In deze zaak heeft de Centrale Raad van Beroep op 23 februari 2021 uitspraak gedaan in hoger beroep tegen een eerdere uitspraak van de rechtbank Rotterdam. De appellant, die sinds 6 oktober 2014 bijstand ontving op basis van de Participatiewet, had zijn inlichtingenverplichting geschonden door geen melding te maken van zijn gokactiviteiten en de daaruit voortvloeiende inkomsten. De gemeente Rotterdam had appellant verzocht om nadere gegevens, waaronder bankafschriften, te overleggen. Uit deze bankafschriften bleek dat appellant contante stortingen en opnames had gedaan in gokinstellingen, maar hij had geen duidelijkheid gegeven over de omvang van zijn gokactiviteiten en de bijbehorende opbrengsten.
De gemeente besloot op 19 oktober 2016 de bijstand van appellant over bepaalde perioden in te trekken en de gemaakte kosten van bijstand terug te vorderen, omdat het recht op bijstand niet kon worden vastgesteld. Appellant ging in beroep tegen deze beslissing, maar de rechtbank verklaarde het beroep ongegrond. In hoger beroep heeft de Raad de schending van de inlichtingenverplichting door appellant bevestigd. De Raad oordeelde dat appellant onvoldoende had onderbouwd wat de omvang van zijn gokactiviteiten was en dat hij niet had aangetoond dat hij recht op bijstand had kunnen hebben als hij zijn activiteiten wel had gemeld.

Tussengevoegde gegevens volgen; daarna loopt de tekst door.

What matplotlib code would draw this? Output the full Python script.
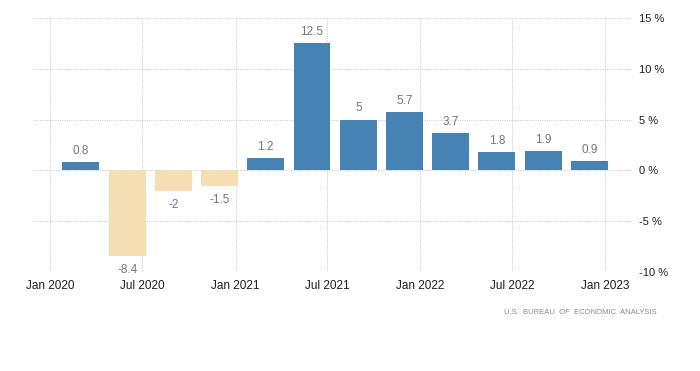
import datetime as dt
import matplotlib
matplotlib.use("Agg")
import matplotlib.pyplot as plt
import matplotlib.dates as mdates

plt.rcParams["font.family"] = ["Liberation Sans", "DejaVu Sans"]

# quarterly values (annualised GDP growth, %)
quarters = ["2020Q1", "2020Q2", "2020Q3", "2020Q4", "2021Q1", "2021Q2",
            "2021Q3", "2021Q4", "2022Q1", "2022Q2", "2022Q3", "2022Q4"]
values = [0.8, -8.4, -2, -1.5, 1.2, 12.5, 5, 5.7, 3.7, 1.8, 1.9, 0.9]
labels = ["0.8", "-8.4", "-2", "-1.5", "1.2", "12.5", "5", "5.7", "3.7", "1.8", "1.9", "0.9"]
tick_dates = [dt.date(2020, 1, 1), dt.date(2020, 7, 1), dt.date(2021, 1, 1),
              dt.date(2021, 7, 1), dt.date(2022, 1, 1), dt.date(2022, 7, 1),
              dt.date(2023, 1, 1)]
tick_labels = ["Jan 2020", "Jul 2020", "Jan 2021", "Jul 2021",
               "Jan 2022", "Jul 2022", "Jan 2023"]
y_ticks = [-10, -5, 0, 5, 10, 15]

POS = "#4682b4"
NEG = "#f5deb3"

# bars sit on the last month of each quarter
centers = []
for q in quarters:
    year, n = int(q[:4]), int(q[-1])
    centers.append(dt.date(year, 3 * n, 1))

fig = plt.figure(figsize=(7, 3.71), dpi=100)
ax = fig.add_axes([33 / 700, 99 / 371, 599 / 700, 254 / 371])

colors = [POS if v >= 0 else NEG for v in values]
ax.bar(centers, values, width=73, color=colors, zorder=3)

for c, v, lab in zip(centers, values, labels):
    off = 8 if v >= 0 else -10
    ax.annotate(lab, (mdates.date2num(c), v), xytext=(0, off),
                textcoords="offset points", ha="center", va="center",
                fontsize=8.5, color="#747484")

ax.set_xlim(dt.date(2019, 11, 28), dt.date(2023, 2, 23))
ax.set_ylim(-10, 15)
ax.set_xticks(tick_dates)
ax.set_xticklabels(tick_labels)
ax.set_yticks(y_ticks)
ax.set_yticklabels([f"{t} %" for t in y_ticks])

ax.yaxis.tick_right()
ax.tick_params(axis="both", length=0, colors="#1a1a2a")
ax.tick_params(axis="x", labelsize=8.5, pad=6)
ax.tick_params(axis="y", labelsize=8, pad=5)
for s in ax.spines.values():
    s.set_visible(False)
ax.grid(True, linestyle=(0, (1, 1)), color="#d0d0d0", linewidth=0.8, zorder=0)

fig.text(657 / 700, 1 - 313 / 371, "U.S.  BUREAU  OF  ECONOMIC  ANALYSIS",
         ha="right", va="center", fontsize=5.5, color="#8a8a8a")

fig.savefig("out.png", dpi=100)
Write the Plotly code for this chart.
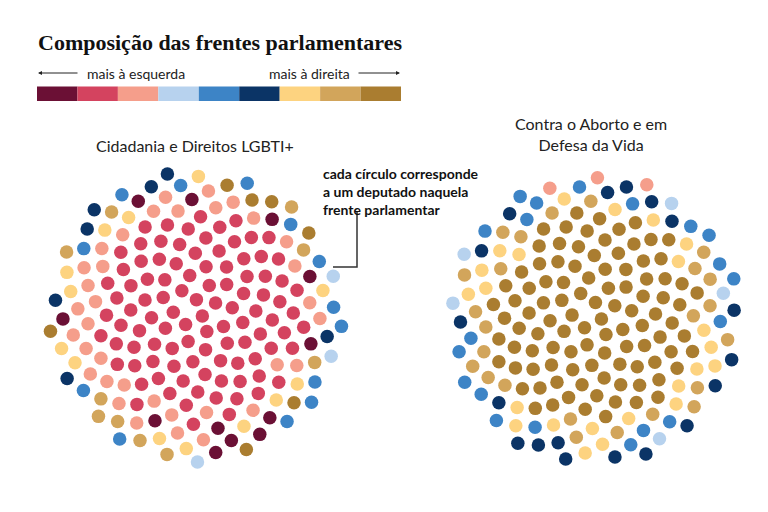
import math
import plotly.graph_objects as go

# ---------------- data ----------------
orientation_colors = ["#6b1035", "#d4435f", "#f59e8b", "#b7d2ee", "#3d84c6",
                      "#0b3466", "#fdd380", "#d2a55b", "#aa7d30"]
fronts = ["Cidadania e Direitos LGBTI+", "Contra o Aborto e em<br>Defesa da Vida"]
lgbti_counts = [12, 100, 35, 3, 13, 7, 13, 10, 7]
aborto_counts = [0, 0, 3, 5, 20, 18, 23, 24, 100]
legend_left = "mais à esquerda"
legend_right = "mais à direita"
title = "Composição das frentes parlamentares"
note = "cada círculo corresponde<br>a um deputado naquela<br>frente parlamentar"

# ------------- layout parameters (radial bands per colour) -------------
lgbti_bands = [(0.555, 0.905), (0.0, 0.52), (0.42, 0.74), (0.92, 1.0), (0.80, 1.0),
               (0.84, 1.0), (0.62, 0.92), (0.72, 1.0), (0.78, 1.0)]
aborto_bands = [(0, 1), (0, 1), (0.88, 1.0), (0.835, 1.0), (0.72, 1.0),
                (0.78, 1.0), (0.45, 0.88), (0.45, 0.90), (0.0, 0.52)]

GOLD = math.pi * (3 - math.sqrt(5))


def sunflower(counts, bands, cx, cy, R):
    keys = []
    for g, (n, (a, b)) in enumerate(zip(counts, bands)):
        for k in range(n):
            keys.append((a + (b - a) * (k + 0.5) / n, g))
    keys.sort()
    N = len(keys)
    xs, ys, cs = [], [], []
    for i, (_, g) in enumerate(keys):
        r = R * math.sqrt((i + 0.5) / N)
        t = i * GOLD
        xs.append(cx + r * math.cos(t))
        ys.append(cy + r * math.sin(t))
        cs.append(orientation_colors[g])
    return xs, ys, cs


fig = go.Figure()
for counts, bands, cx, cy, R in [(lgbti_counts, lgbti_bands, 195, 316, 147),
                                 (aborto_counts, aborto_bands, 594, 319, 146)]:
    xs, ys, cs = sunflower(counts, bands, cx, cy, R)
    fig.add_trace(go.Scatter(x=xs, y=ys, mode="markers", hoverinfo="skip",
                             marker=dict(size=13.5, color=cs, line=dict(width=0))))

shapes = []
bx0, bw = 37, (401 - 37) / len(orientation_colors)
for i, c in enumerate(orientation_colors):
    shapes.append(dict(type="rect", xref="x", yref="y", x0=bx0 + i * bw, x1=bx0 + (i + 1) * bw,
                       y0=86.5, y1=101, fillcolor=c, line=dict(width=0), layer="below"))
# connector of the note
shapes.append(dict(type="path", xref="x", yref="y", path="M 333 267 L 357 267 L 357 211",
                   line=dict(color="#333333", width=1.5)))

sans = "Lato"
ann = [
    dict(x=36, y=42, text="<b>" + title + "</b>", xanchor="left", yanchor="middle",
         font=dict(family="Liberation Serif", size=22, color="#111111")),
    dict(x=85, y=73, text=legend_left, xanchor="left", yanchor="middle",
         font=dict(family=sans, size=14, color="#222222")),
    dict(x=352, y=73, text=legend_right, xanchor="right", yanchor="middle",
         font=dict(family=sans, size=14, color="#222222")),
    dict(x=195, y=145, text=fronts[0], xanchor="center", yanchor="middle",
         font=dict(family=sans, size=16, color="#222222")),
    dict(x=591, y=134, text=fronts[1], xanchor="center", yanchor="middle",
         font=dict(family=sans, size=16, color="#222222")),
    dict(x=321, y=163, text="<b>" + note + "</b>", xanchor="left", yanchor="top", align="left",
         font=dict(family=sans, size=14, color="#111111")),
]
# arrows
ann.append(dict(x=38, y=73, ax=79, ay=73, xref="x", yref="y", axref="x", ayref="y", text="",
                showarrow=True, arrowhead=2, arrowsize=0.8, arrowwidth=1, arrowcolor="#222222"))
ann.append(dict(x=400, y=73, ax=357, ay=73, xref="x", yref="y", axref="x", ayref="y", text="",
                showarrow=True, arrowhead=2, arrowsize=0.8, arrowwidth=1, arrowcolor="#222222"))
for a in ann:
    a.setdefault("showarrow", False)
    a.setdefault("xref", "x")
    a.setdefault("yref", "y")

# the page body has an 8px margin: shift the pixel-unit axes to compensate
OFF = 8
fig.update_layout(width=768, height=512, margin=dict(l=0, r=0, t=0, b=0),
                  paper_bgcolor="white", plot_bgcolor="white", showlegend=False,
                  shapes=shapes, annotations=ann,
                  xaxis=dict(range=[OFF, 768 + OFF], visible=False, fixedrange=True),
                  yaxis=dict(range=[512 + OFF, OFF], visible=False, fixedrange=True))
fig.write_html("out.html", config={"displayModeBar": False})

De Raad vernietigde de eerdere uitspraak van de rechtbank en verklaarde het beroep tegen het besluit van 27 juli 2017 gegrond, terwijl het beroep tegen het besluit van 15 augustus 2019 ongegrond werd verklaard. Tevens werd het college van burgemeester en wethouders van Rotterdam veroordeeld in de proceskosten van appellant tot een bedrag van € 2.136,-. De uitspraak benadrukt het belang van de inlichtingenverplichting voor bijstandsontvangers en de gevolgen van het niet naleven daarvan.